Nach dem Rückbau der Gleisanlagen entstand im Viereck Schlosstraße (heute Bolzstraße), Untere Königstraße, Schillerstraße (heute Arnulf-Klett-Platz) und Friedrichstraße eine große und wichtige Erweiterungsfläche für die Innenstadt. Wie präsentiert sich heute, 90 Jahre nach der Stilllegung der alten Gleisanlagen, diese Erweiterungsfläche? Wurde die städtebauliche Chance genutzt? Ist hier ein vorzeigbares Quartier entstanden? Das schauen wir uns einmal mit ein paar Bildern an.
Was bleibt nun als Fazit dieses Spaziergangs durch das Erweiterungsgebiet der Innenstadt zwischen Bolzstraße und Arnulf-Klett-Platz sowie aus den Erkenntnissen der letzten vier Posts in diesem Blog? Ein wenig bleibt man mut- und ratlos zurück. Es ist augenscheinlich zur Zeit nicht möglich, in Stuttgart einen attraktiven Städtebau zu betreiben. Stuttgart 21 würde für die kommenden 100 Jahre einen weiteren Kardinalfehler der Stadtplanung zementieren. Optionen für einen Ausbau des Bahnknotens Stuttgart ohne die Nachteile von Stuttgart 21 und bei gleichzeitiger attraktiver Innenstadterweiterung gibt es. Jedoch stellt sich die Frage, ob die Stadtplanung heute überhaupt in der Lage ist, die damit verbundenen Chancen umzusetzen.

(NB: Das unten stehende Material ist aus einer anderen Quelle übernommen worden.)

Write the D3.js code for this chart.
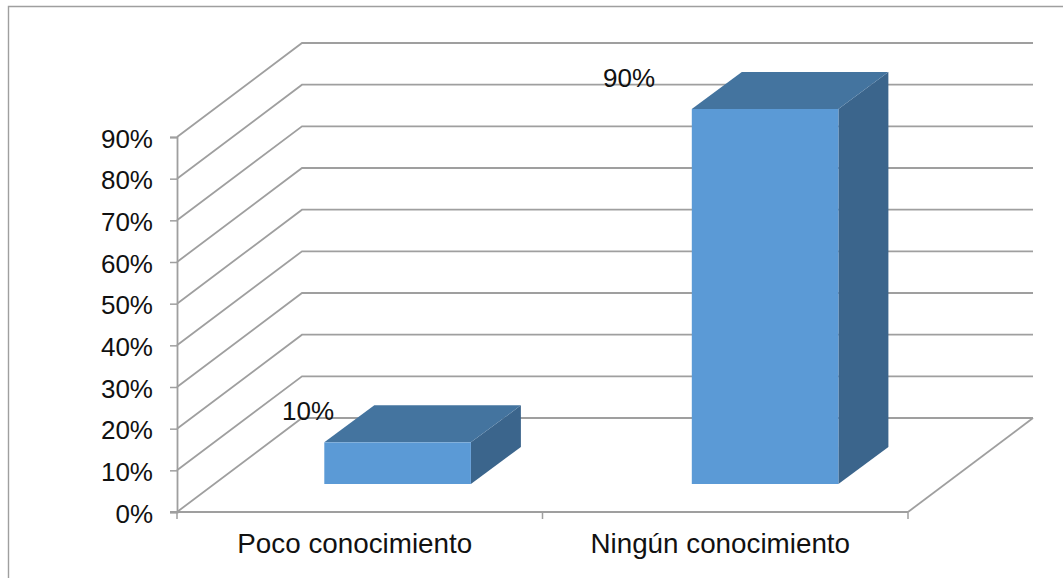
<!DOCTYPE html>
<html><head><meta charset="utf-8">
<script src="https://cdn.jsdelivr.net/npm/d3@7/dist/d3.min.js"></script>
<style>html,body{margin:0;padding:0;background:#fff}svg{display:block}text{font-family:"Liberation Sans",Arial,sans-serif;fill:#111}</style>
</head><body><svg id="c" width="1063" height="578"></svg>
<script>
const categories = ["Poco conocimiento", "Ningún conocimiento"];
const seriesValues = [10, 90];
const tickLabels = [0, 10, 20, 30, 40, 50, 60, 70, 80, 90];

const svg = d3.select("#c");
const grey = "#9f9f9f";
const depthX = 125, depthY = -94, barDX = 50, barDY = -37, barBaseOffset = -28;

const y = d3.scaleLinear().domain([0, 90]).range([512, 137]);
const x = d3.scaleBand().domain(categories).range([177, 908]);
const barLeft = d3.scalePoint().domain(categories).range([324.3, 691.8]);
const barW = 146.6;
const line = d3.line();

// chart frame: top and left edges are what the crop shows
svg.append("path").attr("d", line([[8.5, 578], [8.5, 6.5], [1063, 6.5]]))
  .attr("fill", "none").attr("stroke", grey).attr("stroke-width", 1.4);

// walls
const walls = svg.append("g").attr("fill", "none").attr("stroke", grey).attr("stroke-width", 1.8);
tickLabels.forEach(t => {
  walls.append("path").attr("d", line([[177, y(t)], [177 + depthX, y(t) + depthY], [908 + depthX, y(t) + depthY]]));
});
walls.append("path").attr("d", line([[908, y(0)], [908 + depthX, y(0) + depthY]]));

// axes
const axisY = d3.axisLeft(y).tickValues(tickLabels).tickFormat(d => d + "%").tickSize(7).tickPadding(17);
const gy = svg.append("g").attr("transform", "translate(177,0)").call(axisY);
gy.selectAll("path").attr("stroke", grey).attr("stroke-width", 1.8);
gy.selectAll("line").attr("stroke", grey).attr("stroke-width", 1.5);
gy.selectAll("text").attr("font-size", 26).attr("fill", "#111").attr("dy", "0.39em");
svg.append("path").attr("d", line([[170, y(0)], [908, y(0)]])).attr("fill", "none").attr("stroke", grey).attr("stroke-width", 2);
const catTicks = svg.append("g");
[x.range()[0], ...categories.map(c => x(c) + x.bandwidth())].forEach(v => {
  catTicks.append("path").attr("d", line([[v, y(0)], [v, y(0) + 7]])).attr("stroke", grey).attr("stroke-width", 1.5);
});
categories.forEach(c => {
  svg.append("text").attr("x", x(c) + x.bandwidth() / 2 - 5).attr("y", 553)
    .attr("text-anchor", "middle").attr("font-size", 27.8).text(c);
});

// bars
const labelPos = [[308, 420], [629, 87]];
categories.forEach((c, i) => {
  const v = seriesValues[i];
  const x0 = barLeft(c);
  const x1 = x0 + barW;
  const y0 = y(0) + barBaseOffset;
  const yt = y0 - (y(0) - y(v));
  const g = svg.append("g");
  g.append("path").attr("fill", "#3b658c").attr("d", line([[x1, yt], [x1 + barDX, yt + barDY], [x1 + barDX, y0 + barDY], [x1, y0]]) + "Z");
  g.append("path").attr("fill", "#44749f").attr("d", line([[x0, yt], [x0 + barDX, yt + barDY], [x1 + barDX, yt + barDY], [x1, yt]]) + "Z");
  g.append("rect").attr("x", x0).attr("y", yt).attr("width", barW).attr("height", y0 - yt).attr("fill", "#5b9ad6");
  svg.append("text").attr("x", labelPos[i][0]).attr("y", labelPos[i][1]).attr("text-anchor", "middle").attr("font-size", 26).text(v + "%");
});
</script></body></html>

Möglicherweise muss man in kleinen Schritten vorangehen. Das Alles-oder-Nichts-Projekt Stuttgart 21 gilt es so schnell wie möglich zu stornieren. Dann sollte ein Ausbau des Bahnknotens Stuttgart und der Stuttgarter Innenstadt Schritt für Schritt erfolgen. Beginnen könnte man mit dem Bau des Regionalzughalts in S-Vaihingen, dann weiter mit einer Express-S-Bahn vom Flughafen nach Wendlingen-Plochingen, dann könnte man die S-Bahn zwischen dem bestehenden Hauptbahnhof und dem Rosensteinpark neu trassieren etc. etc. Der Ausbau des Bahnknotens Stuttgart wie auch der Stuttgarter Innenstadt sollte eine Daueraufgabe sein. Schließlich ist der Ausbau des Straßennetzes ja auch ein fortwährender Prozess.